National Geological Monuments of India
- Official name: Yana Caves
- Designated: 2026
- Designated by: Geological Survey of India

= Yana, India =

Village and geological site in Karnataka

Yana is a village and a geological site in Uttara Kannada district of the Indian state of Karnataka. There are several karst formations in the region, and prominent among them are the two rocky outcrops on the outskirts of the village, known as Bhairaveshwara Shikhara and the Mohini Shikhara. The site was declared as National Geological Monument by the Geological Survey of India in 2026. There is a temple dedicated to Bhaireveshwara, a form of Shiva in Hinduism.

==Geography==
Yana lies amongst the Western Ghats in the Uttara Kannada district of the Indian state of Karnataka. There are about 61 recorded karst formations and other associated landforms such as caverns and sinkholes in a 3 km radius surrounding Yana. Prominent among these are the two massive rock outcrops known as Bhairaveshwara Shikhara and the Mohini Shikhara, which are 120 m and 90 m high respectively.

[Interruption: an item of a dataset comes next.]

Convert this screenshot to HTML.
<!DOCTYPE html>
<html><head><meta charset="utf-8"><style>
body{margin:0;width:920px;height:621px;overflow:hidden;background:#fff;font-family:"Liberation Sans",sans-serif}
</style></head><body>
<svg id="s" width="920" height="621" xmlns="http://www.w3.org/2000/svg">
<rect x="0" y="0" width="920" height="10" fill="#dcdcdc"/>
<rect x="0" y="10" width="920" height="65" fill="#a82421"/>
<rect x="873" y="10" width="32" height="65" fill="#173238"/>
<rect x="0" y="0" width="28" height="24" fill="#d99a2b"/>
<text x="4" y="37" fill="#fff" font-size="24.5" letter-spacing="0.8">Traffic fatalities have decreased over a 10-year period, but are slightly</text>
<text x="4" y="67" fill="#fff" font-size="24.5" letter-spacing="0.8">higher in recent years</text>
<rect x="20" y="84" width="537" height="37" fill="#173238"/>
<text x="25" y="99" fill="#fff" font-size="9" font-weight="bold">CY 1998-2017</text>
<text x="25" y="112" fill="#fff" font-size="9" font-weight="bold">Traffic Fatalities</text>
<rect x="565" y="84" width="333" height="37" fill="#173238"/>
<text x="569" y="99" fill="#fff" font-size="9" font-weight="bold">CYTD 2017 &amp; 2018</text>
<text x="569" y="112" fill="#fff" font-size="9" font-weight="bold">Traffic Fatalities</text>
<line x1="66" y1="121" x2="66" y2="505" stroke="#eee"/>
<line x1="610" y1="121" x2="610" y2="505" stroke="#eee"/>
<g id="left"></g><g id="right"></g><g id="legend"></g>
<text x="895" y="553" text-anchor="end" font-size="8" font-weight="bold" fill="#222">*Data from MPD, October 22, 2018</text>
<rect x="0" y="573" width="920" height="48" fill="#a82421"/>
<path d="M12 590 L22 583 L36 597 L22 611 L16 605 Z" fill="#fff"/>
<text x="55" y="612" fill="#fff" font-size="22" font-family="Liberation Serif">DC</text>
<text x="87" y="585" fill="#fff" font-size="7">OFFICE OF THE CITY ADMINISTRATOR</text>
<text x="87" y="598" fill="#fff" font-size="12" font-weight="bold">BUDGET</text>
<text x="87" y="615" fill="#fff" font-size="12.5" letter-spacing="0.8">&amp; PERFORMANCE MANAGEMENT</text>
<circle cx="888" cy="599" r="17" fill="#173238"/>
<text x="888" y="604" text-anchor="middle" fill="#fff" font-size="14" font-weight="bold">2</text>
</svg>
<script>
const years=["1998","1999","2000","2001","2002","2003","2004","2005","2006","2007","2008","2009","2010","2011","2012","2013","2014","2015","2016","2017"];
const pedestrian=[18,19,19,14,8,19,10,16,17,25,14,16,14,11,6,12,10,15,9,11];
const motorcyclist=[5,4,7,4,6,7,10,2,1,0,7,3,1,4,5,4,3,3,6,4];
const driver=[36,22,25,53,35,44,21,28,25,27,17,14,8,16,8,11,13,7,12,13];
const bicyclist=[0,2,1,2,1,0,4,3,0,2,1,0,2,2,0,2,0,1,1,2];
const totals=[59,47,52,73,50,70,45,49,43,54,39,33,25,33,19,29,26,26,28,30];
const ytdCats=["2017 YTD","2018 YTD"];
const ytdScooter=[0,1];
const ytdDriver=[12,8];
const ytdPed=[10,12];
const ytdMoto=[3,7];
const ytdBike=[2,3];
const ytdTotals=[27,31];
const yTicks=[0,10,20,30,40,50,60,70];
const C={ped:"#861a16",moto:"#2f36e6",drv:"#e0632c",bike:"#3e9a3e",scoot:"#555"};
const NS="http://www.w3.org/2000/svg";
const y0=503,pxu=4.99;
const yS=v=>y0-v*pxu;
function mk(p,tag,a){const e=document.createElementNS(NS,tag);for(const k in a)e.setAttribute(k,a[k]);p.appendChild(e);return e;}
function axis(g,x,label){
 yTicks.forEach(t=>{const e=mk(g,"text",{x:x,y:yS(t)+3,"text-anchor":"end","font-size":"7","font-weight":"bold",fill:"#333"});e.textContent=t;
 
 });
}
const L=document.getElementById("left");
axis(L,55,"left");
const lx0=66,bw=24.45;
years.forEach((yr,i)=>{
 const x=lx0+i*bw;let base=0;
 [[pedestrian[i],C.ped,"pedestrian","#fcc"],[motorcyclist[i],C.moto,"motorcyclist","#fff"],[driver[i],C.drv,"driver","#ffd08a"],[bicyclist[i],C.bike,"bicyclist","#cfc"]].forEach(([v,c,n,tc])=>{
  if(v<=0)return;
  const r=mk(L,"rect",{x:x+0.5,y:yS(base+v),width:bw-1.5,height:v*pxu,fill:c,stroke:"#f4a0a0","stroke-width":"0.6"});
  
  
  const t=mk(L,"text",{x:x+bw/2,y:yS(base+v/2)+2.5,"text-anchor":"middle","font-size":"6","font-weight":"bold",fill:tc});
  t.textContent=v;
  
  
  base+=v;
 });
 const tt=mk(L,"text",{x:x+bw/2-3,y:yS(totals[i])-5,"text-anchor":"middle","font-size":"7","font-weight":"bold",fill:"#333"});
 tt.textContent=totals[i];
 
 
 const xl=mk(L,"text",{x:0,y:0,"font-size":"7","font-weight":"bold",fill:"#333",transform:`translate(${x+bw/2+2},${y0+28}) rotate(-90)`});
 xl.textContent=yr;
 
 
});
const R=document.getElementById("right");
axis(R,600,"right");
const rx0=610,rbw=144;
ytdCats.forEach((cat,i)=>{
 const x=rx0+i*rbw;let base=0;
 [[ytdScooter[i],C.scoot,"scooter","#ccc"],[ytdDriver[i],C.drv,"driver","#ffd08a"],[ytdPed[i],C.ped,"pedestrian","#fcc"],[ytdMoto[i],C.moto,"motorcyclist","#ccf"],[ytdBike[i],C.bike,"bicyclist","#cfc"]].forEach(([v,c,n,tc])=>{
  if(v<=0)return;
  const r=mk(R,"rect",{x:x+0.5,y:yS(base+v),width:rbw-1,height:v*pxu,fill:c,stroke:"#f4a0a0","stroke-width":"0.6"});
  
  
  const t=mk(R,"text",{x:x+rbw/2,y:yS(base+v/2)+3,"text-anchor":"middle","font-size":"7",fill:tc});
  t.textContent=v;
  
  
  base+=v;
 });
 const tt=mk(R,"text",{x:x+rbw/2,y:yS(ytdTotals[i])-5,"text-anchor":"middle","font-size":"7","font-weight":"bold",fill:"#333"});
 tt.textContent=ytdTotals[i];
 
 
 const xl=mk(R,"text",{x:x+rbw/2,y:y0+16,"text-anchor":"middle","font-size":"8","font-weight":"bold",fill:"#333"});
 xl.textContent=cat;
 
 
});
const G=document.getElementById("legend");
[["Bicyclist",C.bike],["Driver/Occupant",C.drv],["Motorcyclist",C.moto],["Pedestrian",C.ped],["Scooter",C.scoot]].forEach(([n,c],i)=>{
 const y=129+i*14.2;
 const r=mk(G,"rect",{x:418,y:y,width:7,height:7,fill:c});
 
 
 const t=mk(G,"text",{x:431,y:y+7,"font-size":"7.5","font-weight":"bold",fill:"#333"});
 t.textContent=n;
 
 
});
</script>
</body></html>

The karstification of the dolomite and limestone structures began during the Precambrian dating to about 2.7 Ga. They were formed by weathering and erosion of the underlying rocks by percolating rainwater, and further shaped by tectonic processes. In the 2000s, there were requests from the people of the region to declare Yana as a heritage site and a protected area under the Biodiversity Preservation Act 2002. The site was declared as National Geological Monument by the Geological Survey of India in 2026.

==Mythology and religion==
As per local lore, the site is associated with the story of Bhasmasura. Bhasmasura was an asura, who after great penance, obtained a power from Shiva, that turned to ashes anybody on whose head he placed his hand. However, the evil minded asura tried to rest the effectiveness of the boon on Shiva himself, and Shiva hid himself in the rocks at Yana to escape from him. Vishnu took the form of Mohini and enticed Bhasmasura with her beauty. Infatuated by Mohini, he agreed to a dance competition with her. During the dance competition, seduced by Mohini, Bhasmasura unknowingly kept his hand on his own head, and was turned into ashes. As per legend, the intense heat generated by this act resulted blackened these limestone rocks. Locals believe that the loose black soil located around the site as remnants of the ashes of Bhasmasura.

There is a temple dedicated to Bhaireveshwara, a form of Shiva below the Bhairaveshwara Shikhara. The idol is considered to be a Swayambhu ("self-manifested") with water dripping on top of it from the roof. There is a linga, and bronze statues of Ganga and Chandika in nearby caves. The linga is a natural form created by the stalactites and stalagmites in limestone formations. During Maha Shivaratri, annual festivities are held here for 10 days.

==Demographics==
As per the 2011 Census of India, Yana had a population of 495 inhabitants of which 256 were males and 239 were females. About 58 (11.7%) of the population was under the age of six years. The literacy rate of Yana was 88.3%, higher than the average of the state (75.4%). Male literacy rate was 93% while female literacy was 83.1%. Yana is a village panchayat and is headed by a panchayat president.

==Transportation==
Yana can be accessed by a 17 km mud road from Kathagala, located on the highway connecting Kumta and Sirsi. It can also be reached on foot from Sundholle, located 3 km away. A single bus operated by the state government runs between Kumta and Yana. The nearest railhead is located at Kumta and the nearest airport is the Hubli Airport.